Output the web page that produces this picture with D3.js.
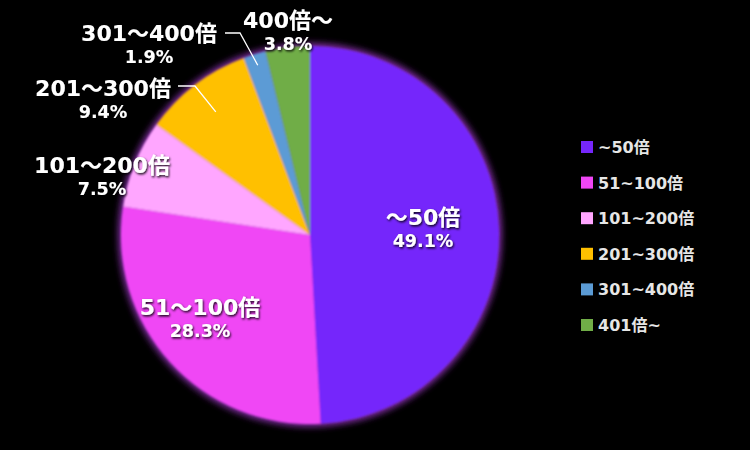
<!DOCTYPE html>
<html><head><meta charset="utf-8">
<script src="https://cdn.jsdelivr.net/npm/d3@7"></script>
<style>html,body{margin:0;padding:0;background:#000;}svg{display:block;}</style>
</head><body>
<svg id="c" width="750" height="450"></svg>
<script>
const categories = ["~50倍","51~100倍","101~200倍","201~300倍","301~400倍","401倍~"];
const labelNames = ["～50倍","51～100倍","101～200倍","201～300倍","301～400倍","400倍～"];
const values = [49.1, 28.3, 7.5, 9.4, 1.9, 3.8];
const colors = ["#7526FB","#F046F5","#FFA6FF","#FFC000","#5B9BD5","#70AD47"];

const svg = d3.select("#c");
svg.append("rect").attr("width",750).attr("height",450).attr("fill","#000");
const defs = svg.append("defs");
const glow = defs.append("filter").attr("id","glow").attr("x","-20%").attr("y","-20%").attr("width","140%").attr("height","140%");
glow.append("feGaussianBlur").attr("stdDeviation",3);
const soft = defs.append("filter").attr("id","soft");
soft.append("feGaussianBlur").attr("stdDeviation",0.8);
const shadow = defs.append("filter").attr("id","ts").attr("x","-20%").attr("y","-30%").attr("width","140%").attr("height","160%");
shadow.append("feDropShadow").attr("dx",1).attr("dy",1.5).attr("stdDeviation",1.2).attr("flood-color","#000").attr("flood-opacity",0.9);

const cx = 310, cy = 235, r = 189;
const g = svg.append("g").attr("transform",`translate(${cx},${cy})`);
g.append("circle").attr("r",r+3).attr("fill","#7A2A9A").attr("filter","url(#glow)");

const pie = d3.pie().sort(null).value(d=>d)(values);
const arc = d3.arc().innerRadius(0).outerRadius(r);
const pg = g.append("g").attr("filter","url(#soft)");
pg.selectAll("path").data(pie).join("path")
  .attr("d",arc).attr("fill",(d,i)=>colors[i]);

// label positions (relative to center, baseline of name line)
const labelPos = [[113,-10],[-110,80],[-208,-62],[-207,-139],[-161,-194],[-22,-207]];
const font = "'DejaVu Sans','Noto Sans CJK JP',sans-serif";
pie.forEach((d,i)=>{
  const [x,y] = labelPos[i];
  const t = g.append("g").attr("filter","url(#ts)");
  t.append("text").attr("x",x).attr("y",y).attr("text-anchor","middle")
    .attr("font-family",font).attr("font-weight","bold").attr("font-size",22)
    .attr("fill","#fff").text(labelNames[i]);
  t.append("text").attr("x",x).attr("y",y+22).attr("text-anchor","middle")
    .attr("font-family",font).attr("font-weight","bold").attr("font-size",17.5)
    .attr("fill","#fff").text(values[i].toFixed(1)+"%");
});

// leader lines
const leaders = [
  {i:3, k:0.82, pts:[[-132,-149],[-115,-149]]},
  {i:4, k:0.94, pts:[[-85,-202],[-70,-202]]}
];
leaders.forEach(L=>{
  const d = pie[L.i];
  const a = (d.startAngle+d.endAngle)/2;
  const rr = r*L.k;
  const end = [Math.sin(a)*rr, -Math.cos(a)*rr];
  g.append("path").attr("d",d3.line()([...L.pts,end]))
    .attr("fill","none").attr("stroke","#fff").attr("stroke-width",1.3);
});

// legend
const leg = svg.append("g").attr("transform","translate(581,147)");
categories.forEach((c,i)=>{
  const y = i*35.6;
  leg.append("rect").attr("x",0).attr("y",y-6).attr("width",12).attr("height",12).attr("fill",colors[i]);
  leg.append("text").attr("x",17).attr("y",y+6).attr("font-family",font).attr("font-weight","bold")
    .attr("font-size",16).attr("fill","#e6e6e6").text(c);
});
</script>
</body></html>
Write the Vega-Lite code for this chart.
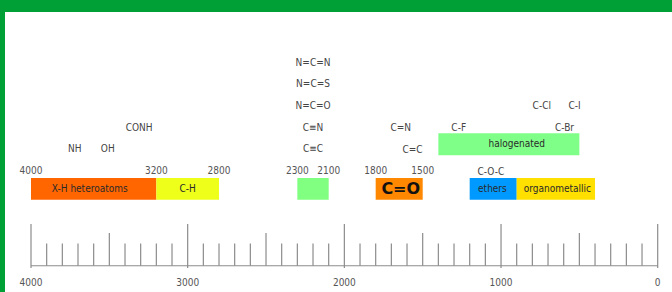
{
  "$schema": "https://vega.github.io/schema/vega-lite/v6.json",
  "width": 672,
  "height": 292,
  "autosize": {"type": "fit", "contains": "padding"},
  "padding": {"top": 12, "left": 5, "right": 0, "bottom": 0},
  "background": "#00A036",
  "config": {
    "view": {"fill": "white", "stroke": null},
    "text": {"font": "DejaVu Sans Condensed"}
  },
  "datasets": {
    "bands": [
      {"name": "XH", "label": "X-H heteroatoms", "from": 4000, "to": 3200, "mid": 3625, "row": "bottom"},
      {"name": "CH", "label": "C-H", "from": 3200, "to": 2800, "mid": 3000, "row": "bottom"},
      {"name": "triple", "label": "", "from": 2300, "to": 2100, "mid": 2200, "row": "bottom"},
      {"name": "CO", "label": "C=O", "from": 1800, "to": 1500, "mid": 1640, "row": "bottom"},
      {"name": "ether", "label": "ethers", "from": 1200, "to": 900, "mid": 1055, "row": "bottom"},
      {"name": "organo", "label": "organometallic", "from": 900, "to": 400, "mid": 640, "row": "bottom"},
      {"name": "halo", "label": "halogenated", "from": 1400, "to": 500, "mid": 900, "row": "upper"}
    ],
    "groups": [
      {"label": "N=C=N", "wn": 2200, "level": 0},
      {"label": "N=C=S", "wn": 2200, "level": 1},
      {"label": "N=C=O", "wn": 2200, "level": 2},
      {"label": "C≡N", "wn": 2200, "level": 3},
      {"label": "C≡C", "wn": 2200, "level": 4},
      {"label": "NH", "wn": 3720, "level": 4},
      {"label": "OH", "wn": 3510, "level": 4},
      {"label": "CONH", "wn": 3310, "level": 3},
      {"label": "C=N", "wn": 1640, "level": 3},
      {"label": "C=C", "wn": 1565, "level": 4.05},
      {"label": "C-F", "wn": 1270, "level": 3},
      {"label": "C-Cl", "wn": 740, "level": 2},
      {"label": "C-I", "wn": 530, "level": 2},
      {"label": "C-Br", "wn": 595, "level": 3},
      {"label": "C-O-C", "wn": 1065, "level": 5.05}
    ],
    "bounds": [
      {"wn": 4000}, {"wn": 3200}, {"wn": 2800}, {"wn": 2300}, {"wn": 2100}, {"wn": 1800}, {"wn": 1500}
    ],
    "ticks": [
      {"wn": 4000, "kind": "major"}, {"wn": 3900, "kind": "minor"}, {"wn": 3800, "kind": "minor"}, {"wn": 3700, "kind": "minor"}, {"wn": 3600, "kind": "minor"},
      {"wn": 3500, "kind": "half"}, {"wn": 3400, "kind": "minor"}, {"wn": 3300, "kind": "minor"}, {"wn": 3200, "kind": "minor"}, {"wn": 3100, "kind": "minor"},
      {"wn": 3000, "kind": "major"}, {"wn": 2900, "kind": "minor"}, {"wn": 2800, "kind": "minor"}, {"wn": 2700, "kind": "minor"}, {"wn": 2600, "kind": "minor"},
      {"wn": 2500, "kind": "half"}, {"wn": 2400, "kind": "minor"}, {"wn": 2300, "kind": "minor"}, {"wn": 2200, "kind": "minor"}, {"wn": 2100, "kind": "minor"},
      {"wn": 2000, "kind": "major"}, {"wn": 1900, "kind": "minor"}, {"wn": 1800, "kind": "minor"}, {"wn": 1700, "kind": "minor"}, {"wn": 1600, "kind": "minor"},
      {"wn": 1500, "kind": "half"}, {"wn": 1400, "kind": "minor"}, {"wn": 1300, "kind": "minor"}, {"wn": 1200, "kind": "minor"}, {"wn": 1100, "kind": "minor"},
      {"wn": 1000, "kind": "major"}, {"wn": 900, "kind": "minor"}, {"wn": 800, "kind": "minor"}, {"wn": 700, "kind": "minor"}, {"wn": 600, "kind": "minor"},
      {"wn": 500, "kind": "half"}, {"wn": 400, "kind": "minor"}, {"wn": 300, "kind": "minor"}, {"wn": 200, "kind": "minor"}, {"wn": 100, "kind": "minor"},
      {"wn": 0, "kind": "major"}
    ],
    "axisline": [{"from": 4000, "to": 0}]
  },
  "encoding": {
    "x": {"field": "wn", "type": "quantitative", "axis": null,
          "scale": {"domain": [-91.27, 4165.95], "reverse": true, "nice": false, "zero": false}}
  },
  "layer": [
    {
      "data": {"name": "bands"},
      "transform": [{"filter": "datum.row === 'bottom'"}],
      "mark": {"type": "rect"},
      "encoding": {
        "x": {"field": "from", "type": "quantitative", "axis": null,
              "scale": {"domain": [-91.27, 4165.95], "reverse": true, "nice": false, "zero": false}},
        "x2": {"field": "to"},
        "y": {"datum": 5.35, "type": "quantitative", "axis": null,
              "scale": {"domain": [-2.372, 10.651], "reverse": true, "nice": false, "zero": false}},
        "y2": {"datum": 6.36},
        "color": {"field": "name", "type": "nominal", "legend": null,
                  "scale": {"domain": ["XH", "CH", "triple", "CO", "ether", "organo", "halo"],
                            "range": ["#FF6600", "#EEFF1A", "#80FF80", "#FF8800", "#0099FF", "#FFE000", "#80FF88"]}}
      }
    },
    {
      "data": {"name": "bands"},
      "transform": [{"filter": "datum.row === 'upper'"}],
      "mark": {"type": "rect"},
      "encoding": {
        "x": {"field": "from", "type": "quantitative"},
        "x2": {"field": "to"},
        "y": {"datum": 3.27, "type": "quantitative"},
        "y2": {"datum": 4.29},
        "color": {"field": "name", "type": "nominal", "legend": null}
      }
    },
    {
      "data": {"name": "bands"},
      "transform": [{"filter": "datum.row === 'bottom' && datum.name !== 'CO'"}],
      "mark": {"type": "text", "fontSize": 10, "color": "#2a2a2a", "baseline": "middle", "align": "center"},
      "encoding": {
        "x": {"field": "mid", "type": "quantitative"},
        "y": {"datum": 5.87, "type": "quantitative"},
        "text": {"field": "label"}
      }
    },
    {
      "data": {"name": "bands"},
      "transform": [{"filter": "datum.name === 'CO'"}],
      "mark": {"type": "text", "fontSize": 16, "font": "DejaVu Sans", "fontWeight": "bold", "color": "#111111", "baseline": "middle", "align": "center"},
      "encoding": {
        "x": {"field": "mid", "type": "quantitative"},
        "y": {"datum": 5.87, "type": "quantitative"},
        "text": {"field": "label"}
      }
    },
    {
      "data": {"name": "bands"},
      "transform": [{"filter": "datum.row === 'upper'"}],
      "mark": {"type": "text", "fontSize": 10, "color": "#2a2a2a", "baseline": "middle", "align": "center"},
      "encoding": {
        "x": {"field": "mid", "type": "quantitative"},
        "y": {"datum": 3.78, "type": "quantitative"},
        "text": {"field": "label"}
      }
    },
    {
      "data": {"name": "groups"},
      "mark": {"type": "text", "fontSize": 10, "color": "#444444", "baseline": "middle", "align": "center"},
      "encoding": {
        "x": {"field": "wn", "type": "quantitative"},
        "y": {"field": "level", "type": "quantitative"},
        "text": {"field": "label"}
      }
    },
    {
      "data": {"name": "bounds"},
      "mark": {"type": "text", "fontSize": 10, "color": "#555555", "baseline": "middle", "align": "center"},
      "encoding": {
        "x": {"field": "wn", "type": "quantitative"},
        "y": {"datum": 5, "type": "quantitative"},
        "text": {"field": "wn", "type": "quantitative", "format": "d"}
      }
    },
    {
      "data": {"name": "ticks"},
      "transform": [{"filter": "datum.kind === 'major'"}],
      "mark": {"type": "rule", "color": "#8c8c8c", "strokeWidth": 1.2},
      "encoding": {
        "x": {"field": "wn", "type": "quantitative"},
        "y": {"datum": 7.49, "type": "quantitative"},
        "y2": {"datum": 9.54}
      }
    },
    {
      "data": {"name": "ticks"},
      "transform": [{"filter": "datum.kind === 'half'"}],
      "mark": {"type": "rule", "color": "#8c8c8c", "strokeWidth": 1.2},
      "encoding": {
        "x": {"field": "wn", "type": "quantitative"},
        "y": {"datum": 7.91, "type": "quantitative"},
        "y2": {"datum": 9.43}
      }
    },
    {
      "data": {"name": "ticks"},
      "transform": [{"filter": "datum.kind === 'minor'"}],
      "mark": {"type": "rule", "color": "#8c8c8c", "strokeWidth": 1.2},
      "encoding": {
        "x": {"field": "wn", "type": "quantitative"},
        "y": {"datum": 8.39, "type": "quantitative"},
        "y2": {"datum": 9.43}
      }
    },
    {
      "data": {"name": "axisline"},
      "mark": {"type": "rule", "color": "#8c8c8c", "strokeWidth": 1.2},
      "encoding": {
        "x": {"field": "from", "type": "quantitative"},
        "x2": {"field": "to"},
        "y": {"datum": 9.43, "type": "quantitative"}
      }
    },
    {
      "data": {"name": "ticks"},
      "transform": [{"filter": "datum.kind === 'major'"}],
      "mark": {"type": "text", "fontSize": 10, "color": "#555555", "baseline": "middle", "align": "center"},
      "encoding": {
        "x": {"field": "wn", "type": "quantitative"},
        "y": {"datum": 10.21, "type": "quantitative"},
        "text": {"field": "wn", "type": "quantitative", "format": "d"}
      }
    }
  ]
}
---
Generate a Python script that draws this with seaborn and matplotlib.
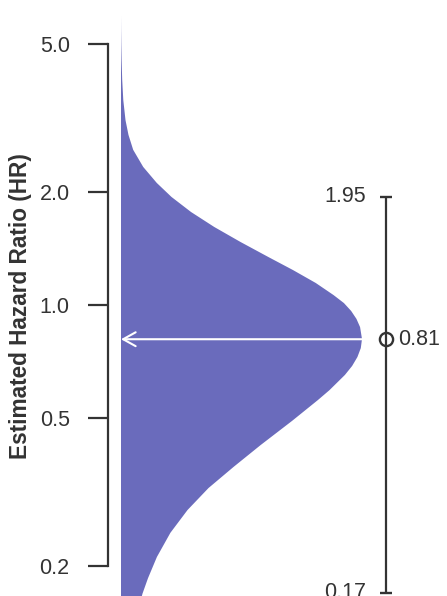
* * *
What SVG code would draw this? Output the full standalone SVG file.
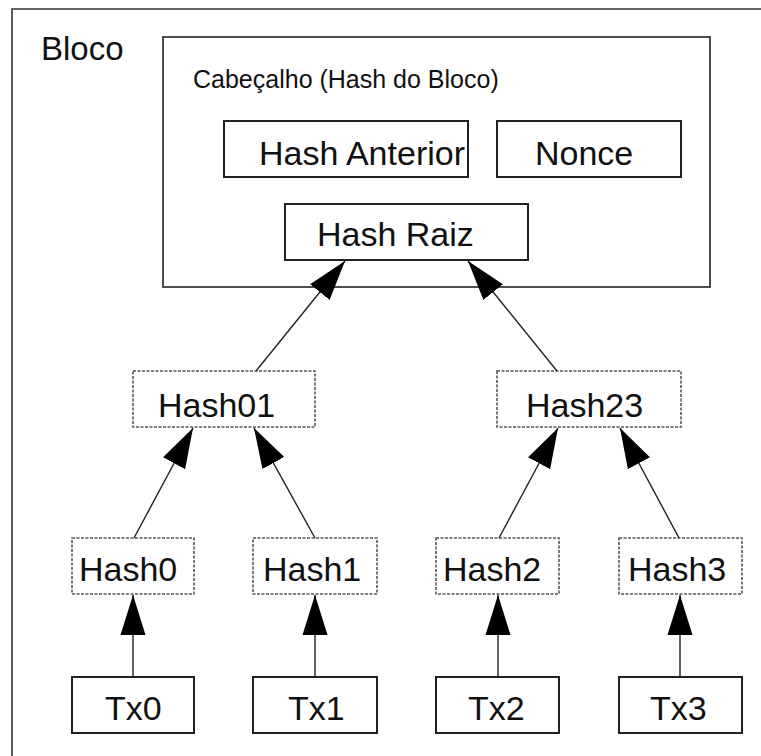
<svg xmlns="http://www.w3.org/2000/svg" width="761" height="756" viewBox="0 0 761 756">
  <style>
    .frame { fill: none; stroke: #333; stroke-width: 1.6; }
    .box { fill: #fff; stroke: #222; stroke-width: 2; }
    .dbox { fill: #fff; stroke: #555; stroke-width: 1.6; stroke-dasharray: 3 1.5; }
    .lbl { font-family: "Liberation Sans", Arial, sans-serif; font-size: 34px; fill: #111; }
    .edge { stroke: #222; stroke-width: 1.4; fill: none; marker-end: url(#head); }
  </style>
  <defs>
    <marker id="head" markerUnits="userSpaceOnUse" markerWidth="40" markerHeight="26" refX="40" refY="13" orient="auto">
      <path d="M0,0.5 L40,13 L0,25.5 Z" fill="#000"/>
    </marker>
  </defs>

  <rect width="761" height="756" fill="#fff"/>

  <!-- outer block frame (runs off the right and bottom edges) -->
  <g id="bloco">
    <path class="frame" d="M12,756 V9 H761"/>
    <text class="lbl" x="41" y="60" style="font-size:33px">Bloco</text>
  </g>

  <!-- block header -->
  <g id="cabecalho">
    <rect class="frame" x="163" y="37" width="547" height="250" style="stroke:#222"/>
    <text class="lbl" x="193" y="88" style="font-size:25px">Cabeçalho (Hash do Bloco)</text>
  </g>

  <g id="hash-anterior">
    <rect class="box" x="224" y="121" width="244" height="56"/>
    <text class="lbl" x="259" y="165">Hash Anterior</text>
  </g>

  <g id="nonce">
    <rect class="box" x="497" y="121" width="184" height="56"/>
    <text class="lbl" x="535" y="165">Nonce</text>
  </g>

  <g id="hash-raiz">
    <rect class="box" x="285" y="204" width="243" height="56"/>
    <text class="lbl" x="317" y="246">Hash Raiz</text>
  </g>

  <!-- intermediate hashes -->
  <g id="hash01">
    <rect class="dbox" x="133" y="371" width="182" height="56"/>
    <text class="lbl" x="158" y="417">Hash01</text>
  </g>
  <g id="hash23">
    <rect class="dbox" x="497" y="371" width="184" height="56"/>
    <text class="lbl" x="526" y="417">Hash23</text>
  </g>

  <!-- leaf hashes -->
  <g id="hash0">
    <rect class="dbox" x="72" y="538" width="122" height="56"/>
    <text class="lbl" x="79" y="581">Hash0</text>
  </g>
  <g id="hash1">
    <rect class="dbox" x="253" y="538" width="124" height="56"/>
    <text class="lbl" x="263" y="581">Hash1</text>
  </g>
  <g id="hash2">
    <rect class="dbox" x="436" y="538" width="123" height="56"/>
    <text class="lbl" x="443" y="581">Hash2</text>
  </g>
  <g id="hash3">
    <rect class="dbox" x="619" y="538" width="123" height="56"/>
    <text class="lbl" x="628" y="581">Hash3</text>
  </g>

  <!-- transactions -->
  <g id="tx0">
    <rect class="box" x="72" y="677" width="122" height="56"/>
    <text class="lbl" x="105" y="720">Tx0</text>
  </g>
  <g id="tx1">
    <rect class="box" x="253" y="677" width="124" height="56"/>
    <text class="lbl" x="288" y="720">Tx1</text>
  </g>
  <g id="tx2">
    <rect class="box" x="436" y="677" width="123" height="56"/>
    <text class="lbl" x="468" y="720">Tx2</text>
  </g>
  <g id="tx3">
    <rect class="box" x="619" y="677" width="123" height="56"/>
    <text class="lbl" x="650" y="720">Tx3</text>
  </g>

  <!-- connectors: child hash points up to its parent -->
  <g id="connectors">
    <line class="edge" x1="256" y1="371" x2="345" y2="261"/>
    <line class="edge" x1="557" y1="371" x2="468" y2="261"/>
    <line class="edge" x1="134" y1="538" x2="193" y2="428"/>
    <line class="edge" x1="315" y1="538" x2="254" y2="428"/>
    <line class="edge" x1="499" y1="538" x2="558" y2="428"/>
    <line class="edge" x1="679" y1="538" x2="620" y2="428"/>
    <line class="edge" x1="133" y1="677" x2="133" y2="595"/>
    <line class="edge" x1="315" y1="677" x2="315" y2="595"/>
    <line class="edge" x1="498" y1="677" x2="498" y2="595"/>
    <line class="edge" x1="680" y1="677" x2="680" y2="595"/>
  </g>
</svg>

■ Short task
Check each line above for the string "that" and report how many lines have it, giving only the number.

■ Correct answer
2